NCAA WRESTLING HISTORY: Complete list of teams that have won men's team titles 

Both of Matt’s daughters, Eve and Gwen, are now starting their freshman years of high school, but they have big dreams of winning state titles, earning 100+ career high school wins and, ultimately, wrestling in college. They became the first two girls to represent their high school to compete in Fargo, the prestigious annual high school tournament in North Dakota, and while they said the experience was nerve-wracking, it was their first chance to compete on a national stage and generate attention from recruiters. 

Gwen and Eve Matt are still too young to have officially started the recruiting process, but Eve in particular is excited about the possibility of competing for a team like Iowa in college, a program that they first became exposed to during a youth camp hosted by the women of the Hawkeye Wrestling Club a few years ago. 

“It just seems like a really cool opportunity,” Eve Matt said. “I think it’s really cool that younger girls, there’s going to be more of them as they grow up, and it’s really cool to think that there are going to be just as many girls as boys.” 

Next steps for Iowa women's wrestling

Iowa won’t put a team on the mat until 2023, but the administration has a clear plan to take steps now that guarantee future success, starting with hiring a head coach to lead the team, recruiting elite talent and building out a competitive schedule. 

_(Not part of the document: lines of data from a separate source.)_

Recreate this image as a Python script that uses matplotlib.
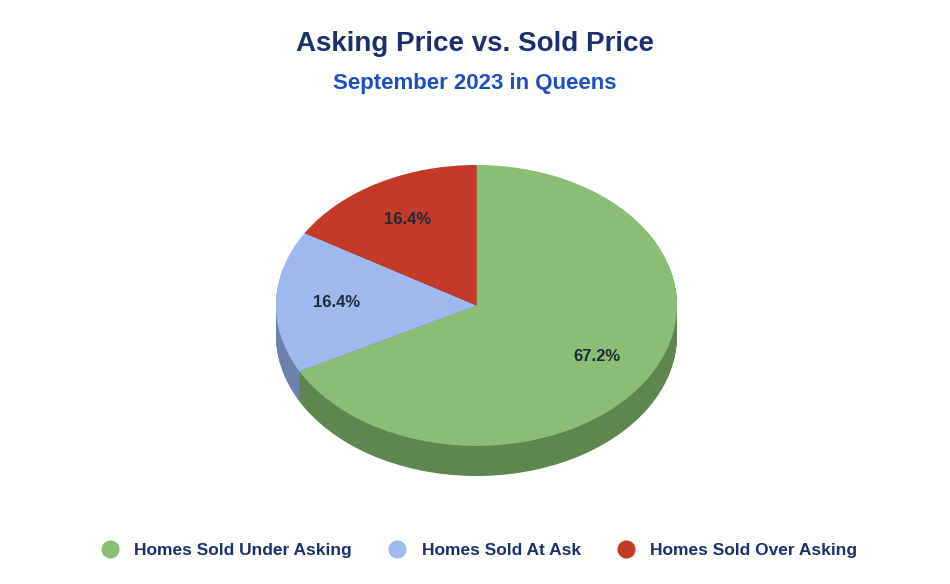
import matplotlib
matplotlib.use("Agg")
import matplotlib.pyplot as plt
from matplotlib.lines import Line2D

plt.rcParams['font.family'] = ['Liberation Sans', 'DejaVu Sans']

categories = ["Homes Sold Under Asking", "Homes Sold At Ask", "Homes Sold Over Asking"]
values = [67.3, 16.4, 16.4]
top_colors = ["#8bbd74", "#9fb9ef", "#c23b28"]
side_colors = ["#5f8650", "#6e81ad", "#8e2c1f"]

W, H = 950, 584
fig = plt.figure(figsize=(W/100, H/100), dpi=100)
depth = 30/140.0
ax = fig.add_axes([276/W, 1-476/H, 401/W, 311/H])

N = 40
for i in range(N, 0, -1):
    ax.pie(values, colors=side_colors, startangle=90, counterclock=False,
           center=(0, -depth*i/N), radius=1, wedgeprops=dict(linewidth=0))
ax.pie(values, colors=top_colors, startangle=90, counterclock=False,
       center=(0, 0), radius=1, wedgeprops=dict(linewidth=0),
       autopct='%.1f%%', pctdistance=0.7,
       textprops=dict(color="#1f2a3a", fontsize=12, fontweight='bold'))
ax.set_aspect('auto')
ax.set_xlim(-1, 1)
ax.set_ylim(-1-depth, 1)
ax.axis('off')

fig.text(0.5, 1-44/H, "Asking Price vs. Sold Price", ha='center', va='center',
         fontsize=20, fontweight='bold', color="#1c2f6e")
fig.text(0.5, 1-83/H, "September 2023 in Queens", ha='center', va='center',
         fontsize=16, fontweight='bold', color="#1d4fc4")

handles = [Line2D([], [], marker='o', linestyle='', markersize=12,
                  markerfacecolor=c, markeredgecolor=c) for c in top_colors]
fig.legend(handles, categories, loc='center', bbox_to_anchor=(0.5, 1-550/H),
           ncol=3, frameon=False, handletextpad=0.4, columnspacing=1.6,
           prop=dict(size=12.5, weight='bold'), labelcolor="#1c2f6e")

fig.savefig("out.png", dpi=100, facecolor='white')
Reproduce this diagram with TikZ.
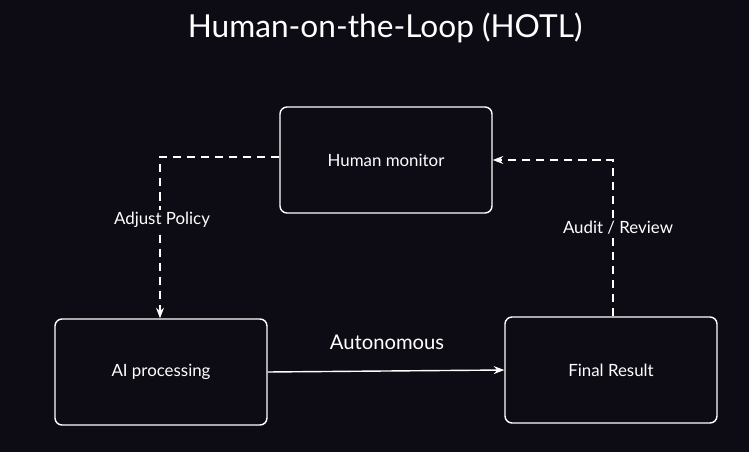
\documentclass[tikz,border=0pt]{standalone}
\usepackage{fontspec}
\setmainfont{Lato}
\usetikzlibrary{positioning,arrows.meta}
\definecolor{bgdark}{HTML}{0D0B14}
\tikzset{
  box/.style={draw=white, very thick, rounded corners=6pt, minimum width=212*0.03cm, minimum height=106*0.03cm, text=white, font=\Large},
  link/.style={draw=white, very thick, -{Stealth[length=9pt]}},
  dashlink/.style={link, dash pattern=on 7pt off 5pt},
  lbl/.style={text=white, fill=bgdark, font=\Large, inner sep=2pt}
}
\begin{document}
\begin{tikzpicture}[x=0.03cm, y=-0.03cm]
  \fill[bgdark] (0,0) rectangle (749,452);
  \node[text=white, font=\fontsize{27}{31}\selectfont] (title) at (385,28) {Human-on-the-Loop (HOTL)};
  % boxes
  \node[box] (human) at (386,160) {Human monitor};
  \node[box] (ai) at (161,372) {AI processing};
  \node[box] (final) at (611,370) {Final Result};
  % connectors
  \coordinate (tl) at (160,157);
  \coordinate (tr) at (613,160);
  \draw[dashlink] (human.west |- tl) -- (tl) -- (ai.north -| tl);
  \draw[dashlink] (final.north -| tr) -- (tr) -- (human.east |- tr);
  \draw[link] (ai.east) -- (final.west);
  % labels
  \node[lbl] (adjust) at (162,220) {Adjust Policy};
  \node[lbl] (audit) at (618,228) {Audit / Review};
  \node[text=white, font=\LARGE] (auto) at (387,342) {Autonomous};
\end{tikzpicture}
\end{document}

“We will hire a coach, it will be the best coach in America,” Barta said. “We want to win championships. We’re going to look for the coach that we think can get us there and agrees to be a part of the win, graduate, do it right principle and philosophy.” 

Barta explained that men’s head coach Tom Brands will be involved in the hiring search. 

Victoria Diaz, a digital content manager at Women's Sports Foundation, praised Tom Brands for his advocacy of girls and women’s wrestling and said that the Iowa announcement provides a unique opportunity for new leaders in the sport to continue to support up-and-coming elite women athletes. 

“Leadership is just as important at this point to sustain a program and putting these girls first is going to be a priority,” she told NCAA.com. 

Diaz said that the more college programs that develop, the more positions will be available for those finishing out their wrestling careers who want to give back and those who just want to be involved in the sport, creating a greater knowledge base in the sport for men and women. 

Hiring a coach though won’t be the only major step the team will need to take though. The program will also need to recruit top high school athletes, and while Iowa has an advantage as the only Division I Power Five program, Goodwin cautions that this doesn’t mean Iowa won’t have recruiting competition. 

Some athletes may choose to remain with the more established women’s programs in McKendree University and Life because those programs already have systems in place to produce champions. Other athletes may also choose to forgo the college experience completely and begin their senior level careers, a move that Goodwin said is less common in men’s wrestling but has happened on occasion, particularly for Greco-Roman men’s wrestling. 

Scholarship money will also be a factor, and despite the fact that Iowa is expected to be fully funded with 10 scholarships, coaches are going to have to make tough decisions about how to divide that money. 

“They aren’t just going to be able to look at the top 25 pound-for-pound wrestlers in the country and say come over to Iowa City,” Goodwin said. “There is going to be a little bit of roster construction, there’s going to be a little bit of ‘where do we allocate scholarships?’ ” 

Regardless, the women who do come to Iowa in the coming years will be part of a historic legacy because Iowa is wrestling — men’s and women’s wrestling.